As you noticed, you do not need this information for navigation per se, and you are right. If you can measure the rotational rates $p$, $q$ and $r$ directly, then you do not need to worry about updating the rotational rates.
However there are a couple of reasons why you might be interested in this equation anyways.
This completes the set of equations. These are generally called the equations of motions of an aircraft and are central for flight dynamics. Therefore this set of equations describes how an aircraft moves/rotates/behaves in the air.
For real-world navigation you also might use this formula for example inside a data-fusion scheme. No sensor is perfect, therefore directly using the rotational rates for your navigation solution might lead to undesirable results. For this reason, often data fusion approaches like a Kalman Filter are used which fuse sensor data and model data. For the model data part of this filter you need a mathematical model, which is exactly posed by the rotational dynamics. (Probably related: this question)
Last but not least, these equations are used for simulation purposes. If you want to numerically simulate an aircraft for whatever purpose, you absolutely need these equations. Simulations are of course central for a whole myrade of applications such as flight simulators (e.g for testing your navigation filter), general flight dynamics analysis, controller synthesis, and so on.
From the context you provide, I would speculate that the author wanted to give the complete set of equations.

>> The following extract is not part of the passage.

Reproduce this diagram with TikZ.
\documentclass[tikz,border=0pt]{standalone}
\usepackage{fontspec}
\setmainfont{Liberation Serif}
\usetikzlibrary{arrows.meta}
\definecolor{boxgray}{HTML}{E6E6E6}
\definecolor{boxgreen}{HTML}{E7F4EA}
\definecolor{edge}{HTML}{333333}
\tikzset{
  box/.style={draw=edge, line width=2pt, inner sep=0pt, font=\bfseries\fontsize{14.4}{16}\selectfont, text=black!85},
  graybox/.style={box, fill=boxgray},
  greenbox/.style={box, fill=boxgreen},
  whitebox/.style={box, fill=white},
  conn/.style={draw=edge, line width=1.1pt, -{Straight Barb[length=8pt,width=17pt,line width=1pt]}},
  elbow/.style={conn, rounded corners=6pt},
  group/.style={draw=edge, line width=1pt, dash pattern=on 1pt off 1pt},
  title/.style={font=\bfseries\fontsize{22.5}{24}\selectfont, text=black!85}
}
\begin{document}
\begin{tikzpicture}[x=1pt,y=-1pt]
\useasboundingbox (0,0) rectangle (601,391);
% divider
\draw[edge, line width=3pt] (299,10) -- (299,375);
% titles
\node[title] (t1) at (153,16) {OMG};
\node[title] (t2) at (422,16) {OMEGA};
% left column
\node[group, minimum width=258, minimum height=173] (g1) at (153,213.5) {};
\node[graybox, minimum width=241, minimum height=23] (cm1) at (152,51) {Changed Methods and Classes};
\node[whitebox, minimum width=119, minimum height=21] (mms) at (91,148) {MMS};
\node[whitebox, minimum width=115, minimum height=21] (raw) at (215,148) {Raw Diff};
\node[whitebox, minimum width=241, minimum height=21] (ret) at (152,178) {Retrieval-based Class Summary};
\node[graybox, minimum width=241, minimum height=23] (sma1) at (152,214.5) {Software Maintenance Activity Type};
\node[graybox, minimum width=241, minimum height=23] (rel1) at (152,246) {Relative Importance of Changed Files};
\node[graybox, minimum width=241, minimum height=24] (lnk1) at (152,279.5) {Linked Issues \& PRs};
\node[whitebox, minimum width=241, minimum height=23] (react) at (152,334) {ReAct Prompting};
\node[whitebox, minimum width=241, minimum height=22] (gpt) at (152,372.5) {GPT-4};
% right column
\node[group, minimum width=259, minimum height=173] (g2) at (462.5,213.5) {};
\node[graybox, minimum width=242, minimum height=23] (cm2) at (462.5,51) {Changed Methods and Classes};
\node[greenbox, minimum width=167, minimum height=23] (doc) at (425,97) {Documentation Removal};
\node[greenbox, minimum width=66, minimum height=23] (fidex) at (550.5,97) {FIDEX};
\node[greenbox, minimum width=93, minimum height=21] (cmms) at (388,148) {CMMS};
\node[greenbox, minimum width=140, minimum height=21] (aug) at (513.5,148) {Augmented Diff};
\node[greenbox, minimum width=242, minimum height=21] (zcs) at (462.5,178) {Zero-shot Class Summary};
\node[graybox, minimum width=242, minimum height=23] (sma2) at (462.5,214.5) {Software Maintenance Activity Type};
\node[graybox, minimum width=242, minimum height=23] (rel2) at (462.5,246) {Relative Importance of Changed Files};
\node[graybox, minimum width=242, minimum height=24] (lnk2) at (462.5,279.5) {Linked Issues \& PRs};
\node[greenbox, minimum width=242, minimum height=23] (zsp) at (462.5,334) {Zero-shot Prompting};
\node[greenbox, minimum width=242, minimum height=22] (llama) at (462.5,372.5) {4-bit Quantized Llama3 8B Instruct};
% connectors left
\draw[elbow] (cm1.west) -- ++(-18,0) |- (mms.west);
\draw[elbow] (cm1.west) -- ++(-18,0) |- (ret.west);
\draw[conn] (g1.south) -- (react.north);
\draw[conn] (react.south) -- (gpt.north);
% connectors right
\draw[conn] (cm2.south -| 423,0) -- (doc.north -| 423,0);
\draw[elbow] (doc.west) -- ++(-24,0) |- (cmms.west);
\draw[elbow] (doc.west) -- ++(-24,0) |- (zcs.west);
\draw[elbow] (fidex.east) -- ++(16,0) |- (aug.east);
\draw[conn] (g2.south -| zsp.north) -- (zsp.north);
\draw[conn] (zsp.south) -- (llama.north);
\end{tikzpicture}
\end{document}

Perhaps as a side-note regarding this set of equations: These are flat earth approximations (not related to the conspiracy theory :D). Therefore not really suited for navigation purposes if you want to navigate further then lets say 30-50km. After this distance, the error accumulates and gives distance errors in the 10s of meters. In applications like short term path planing like landing planing or short-term path following, these are fine however.